By Sangeeth Sebastian
Here is a lofty excuse that can help you save the blushes the next time you are caught surfing smut: I am doing research.
At
least that’s what a bunch of porn enthusiasts seems to be telling their family
members and friends ever since the launch of ‘Porn Studies’ an academic journal
from the venerable 200-year-old British publishing group, Taylor & Francis.
The
fledgling journal, which is into its fifth month of existence, publishes
articles by researchers, criminologists and gender studies experts’ analyising
and grading online pornographic videos on the basis of its content and sexual
acts such as vaginal and anal intercourse, fellatio, use of condom and sex
toys, depictions of coercion and portrayal of gender among other things.

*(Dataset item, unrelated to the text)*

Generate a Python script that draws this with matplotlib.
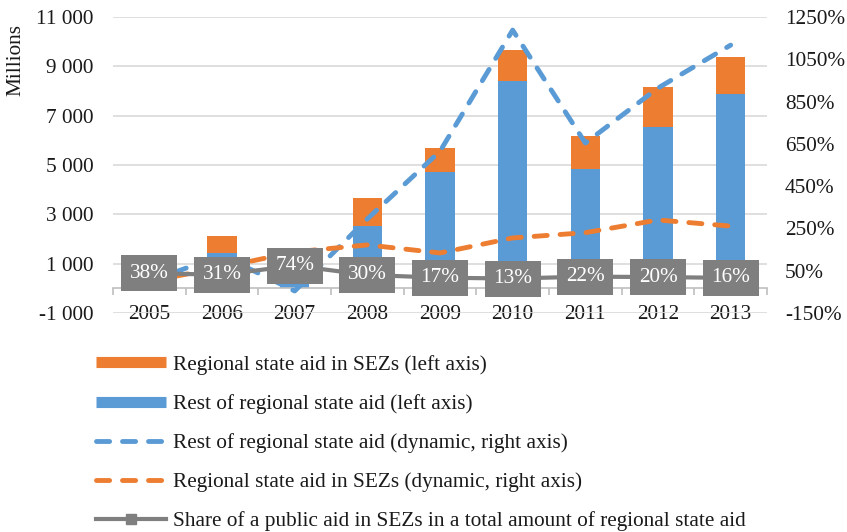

So you can read articles with titles like School Girls and Soccer Moms: A content analysis of free ‘teen’ and ‘MILF’ (of course you know what it means, the uninitiated, check Urban Dictionary) online pornography; Positionality and Pornography, Internationalising Porn Studies and Porn and Sex Education and Porn as Sex Education.
In case if you intend to read the stuff just for titillation (most of it now comes with a subscription fee) then you are likely to be disappointed. (Unless what turns you on is sociological analysis based on Marxian and Foucaultian theory.)
Porn
Studies, which attributes its birth to the easy availability of online
pornography and the growing interest shown by mainstream media in covering it,
has already triggered a global outrage among anti-porn activists with its
editors Feona Attwood and Clarissa Smith, professors at Middlesex and
Sunderland University, drawing flak for their “pro-porn” stance.
Interestingly,
academic obsession with sex is not something new. Leading American Universities
such as Wesleyan, New York , San
Francisco State , California -Berkeley , Chapman,
Massachusetts-Amherst and Northwestern, have
all made their own contribution towards smut, decades ago.
The
“Sexuality in Media” studies class at Arizona State University, required
students to view X-rated movies such as ‘Deep Throat’, ‘Insatiable’ and ‘Dirty
Debutantes’ as a part of their academic work, which culminated with a field
trip to the nearest adult stores and campus visits by porn stars. A journal in
Porn Studies is only a logical extension of this trend.
Under
attack, the editors of the journal have sought to defend their taboo busting venture
as a “labour of love” and as a “scholarly” enterprise whose time has arrived.
Perhaps, what really makes so many people uncomfortable about Porn Studies
could be how it also spits at the delusions and hypocrisy of a polite society.